Metropolitan Police Act 1857
- Parliament of the United Kingdom
- Long title: An Act for raising a Sum of Money for building and improving Stations of the Metropolitan Police, and to amend the Acts concerning the Metropolitan Police.
- Citation: 20 & 21 Vict. c. 64
- Territorial extent: United Kingdom

Dates
- Royal assent: 25 August 1857
- Commencement: 25 August 1857
- Repealed: 24 March 1948

Other legislation
- Amended by: Police Rate Act 1868; Local Government Act 1948;
- Repealed by: Metropolitan Police Act 1886; Police Act 1890; Local Government Act 1948;

Status: Repealed

Text of statute as originally enacted

= Metropolitan Police Act 1857 =

Act of the Parliament of the United Kingdom

The Metropolitan Police Act 1857 (20 & 21 Vict. c. 64) was an Act of Parliament of the Parliament of the United Kingdom.
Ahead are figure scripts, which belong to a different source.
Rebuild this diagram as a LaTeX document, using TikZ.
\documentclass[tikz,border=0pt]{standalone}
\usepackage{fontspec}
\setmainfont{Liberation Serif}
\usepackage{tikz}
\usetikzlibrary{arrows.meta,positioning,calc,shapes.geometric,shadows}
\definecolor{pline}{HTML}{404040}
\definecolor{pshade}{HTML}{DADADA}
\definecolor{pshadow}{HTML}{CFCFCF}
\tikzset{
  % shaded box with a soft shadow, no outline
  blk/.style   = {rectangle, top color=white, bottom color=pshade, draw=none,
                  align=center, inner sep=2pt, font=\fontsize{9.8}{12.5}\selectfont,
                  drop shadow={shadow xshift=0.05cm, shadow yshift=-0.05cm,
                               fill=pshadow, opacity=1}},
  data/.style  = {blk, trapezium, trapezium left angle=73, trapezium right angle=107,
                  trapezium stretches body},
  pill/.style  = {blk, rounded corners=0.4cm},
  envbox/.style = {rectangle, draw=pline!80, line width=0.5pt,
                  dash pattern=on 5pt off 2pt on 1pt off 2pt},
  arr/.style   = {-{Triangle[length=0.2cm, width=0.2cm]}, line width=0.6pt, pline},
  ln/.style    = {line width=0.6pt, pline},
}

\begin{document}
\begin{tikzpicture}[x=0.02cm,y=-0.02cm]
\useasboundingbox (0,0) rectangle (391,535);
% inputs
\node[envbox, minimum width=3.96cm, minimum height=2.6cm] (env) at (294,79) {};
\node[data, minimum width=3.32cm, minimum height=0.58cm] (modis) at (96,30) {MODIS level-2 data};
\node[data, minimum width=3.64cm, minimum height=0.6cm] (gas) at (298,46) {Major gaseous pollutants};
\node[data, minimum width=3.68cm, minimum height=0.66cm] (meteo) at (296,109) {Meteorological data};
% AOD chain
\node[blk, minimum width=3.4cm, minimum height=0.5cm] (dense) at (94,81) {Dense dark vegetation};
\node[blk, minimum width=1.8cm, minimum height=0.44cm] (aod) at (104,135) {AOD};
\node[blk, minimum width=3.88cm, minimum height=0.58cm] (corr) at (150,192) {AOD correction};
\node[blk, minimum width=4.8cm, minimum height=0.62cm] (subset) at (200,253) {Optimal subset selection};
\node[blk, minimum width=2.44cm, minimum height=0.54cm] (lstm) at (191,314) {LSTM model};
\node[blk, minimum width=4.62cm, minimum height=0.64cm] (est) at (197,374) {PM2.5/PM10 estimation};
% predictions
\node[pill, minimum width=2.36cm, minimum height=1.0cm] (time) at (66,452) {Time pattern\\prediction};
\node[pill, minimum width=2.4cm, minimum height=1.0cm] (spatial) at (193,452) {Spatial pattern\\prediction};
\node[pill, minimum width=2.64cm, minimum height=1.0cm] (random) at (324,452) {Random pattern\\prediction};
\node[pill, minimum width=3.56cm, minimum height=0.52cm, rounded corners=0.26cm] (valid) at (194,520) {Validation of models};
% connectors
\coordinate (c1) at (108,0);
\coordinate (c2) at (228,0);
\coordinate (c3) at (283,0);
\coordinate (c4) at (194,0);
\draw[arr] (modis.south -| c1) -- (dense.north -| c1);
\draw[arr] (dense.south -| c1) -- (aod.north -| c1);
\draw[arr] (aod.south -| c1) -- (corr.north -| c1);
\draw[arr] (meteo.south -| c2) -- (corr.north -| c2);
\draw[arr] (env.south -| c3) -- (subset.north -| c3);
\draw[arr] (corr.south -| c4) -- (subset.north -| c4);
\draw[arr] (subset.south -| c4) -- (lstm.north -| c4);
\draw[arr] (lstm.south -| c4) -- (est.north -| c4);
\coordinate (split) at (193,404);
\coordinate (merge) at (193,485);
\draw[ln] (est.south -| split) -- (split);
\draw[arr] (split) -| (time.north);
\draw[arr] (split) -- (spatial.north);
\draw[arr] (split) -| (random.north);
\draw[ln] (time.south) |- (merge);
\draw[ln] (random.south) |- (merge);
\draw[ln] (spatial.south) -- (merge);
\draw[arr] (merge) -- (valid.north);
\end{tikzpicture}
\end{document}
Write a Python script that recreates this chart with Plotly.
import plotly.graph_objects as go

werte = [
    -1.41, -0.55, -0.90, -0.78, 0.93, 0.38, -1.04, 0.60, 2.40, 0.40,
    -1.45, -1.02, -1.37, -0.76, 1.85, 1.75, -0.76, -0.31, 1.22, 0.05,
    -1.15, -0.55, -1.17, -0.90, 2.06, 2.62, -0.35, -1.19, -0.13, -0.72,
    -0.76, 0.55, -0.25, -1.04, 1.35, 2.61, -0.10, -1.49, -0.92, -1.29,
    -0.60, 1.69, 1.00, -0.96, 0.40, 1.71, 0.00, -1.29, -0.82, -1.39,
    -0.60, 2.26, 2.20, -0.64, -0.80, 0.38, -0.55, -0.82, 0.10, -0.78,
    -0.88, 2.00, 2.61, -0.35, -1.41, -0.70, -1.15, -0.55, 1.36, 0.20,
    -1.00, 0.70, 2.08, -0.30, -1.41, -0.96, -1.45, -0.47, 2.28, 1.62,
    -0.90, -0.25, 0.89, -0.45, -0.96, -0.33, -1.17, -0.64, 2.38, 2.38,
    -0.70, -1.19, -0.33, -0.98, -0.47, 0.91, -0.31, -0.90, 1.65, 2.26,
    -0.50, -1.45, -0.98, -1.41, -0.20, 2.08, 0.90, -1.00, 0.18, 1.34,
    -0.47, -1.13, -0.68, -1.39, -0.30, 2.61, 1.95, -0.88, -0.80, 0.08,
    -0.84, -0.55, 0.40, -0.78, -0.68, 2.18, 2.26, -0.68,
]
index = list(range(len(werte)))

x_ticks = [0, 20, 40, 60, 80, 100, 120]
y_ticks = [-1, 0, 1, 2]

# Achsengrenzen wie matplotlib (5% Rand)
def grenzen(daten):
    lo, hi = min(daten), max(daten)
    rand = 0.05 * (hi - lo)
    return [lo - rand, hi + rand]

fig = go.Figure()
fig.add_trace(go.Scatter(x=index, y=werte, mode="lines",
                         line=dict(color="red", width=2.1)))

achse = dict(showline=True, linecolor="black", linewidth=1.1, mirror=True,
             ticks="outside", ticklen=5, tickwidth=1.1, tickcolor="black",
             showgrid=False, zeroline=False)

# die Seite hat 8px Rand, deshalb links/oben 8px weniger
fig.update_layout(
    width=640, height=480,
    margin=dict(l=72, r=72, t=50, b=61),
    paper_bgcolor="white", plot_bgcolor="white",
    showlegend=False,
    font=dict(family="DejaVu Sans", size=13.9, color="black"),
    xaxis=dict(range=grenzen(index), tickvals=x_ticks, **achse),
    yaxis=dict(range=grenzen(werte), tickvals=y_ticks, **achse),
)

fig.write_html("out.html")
The act was one of the Metropolitan Police Acts, granted royal assent on 25 August 1857. It enabled the Metropolitan Police's Receiver to borrow on the Police Rates to raise a sum of £60,000 to spend on purpose-built police stations to replace the lock-ups it had inherited from the parish constable system. It also authorised him to top up the Police Superannuation Fund (an early form of police pension fund) from other Met funds if necessary.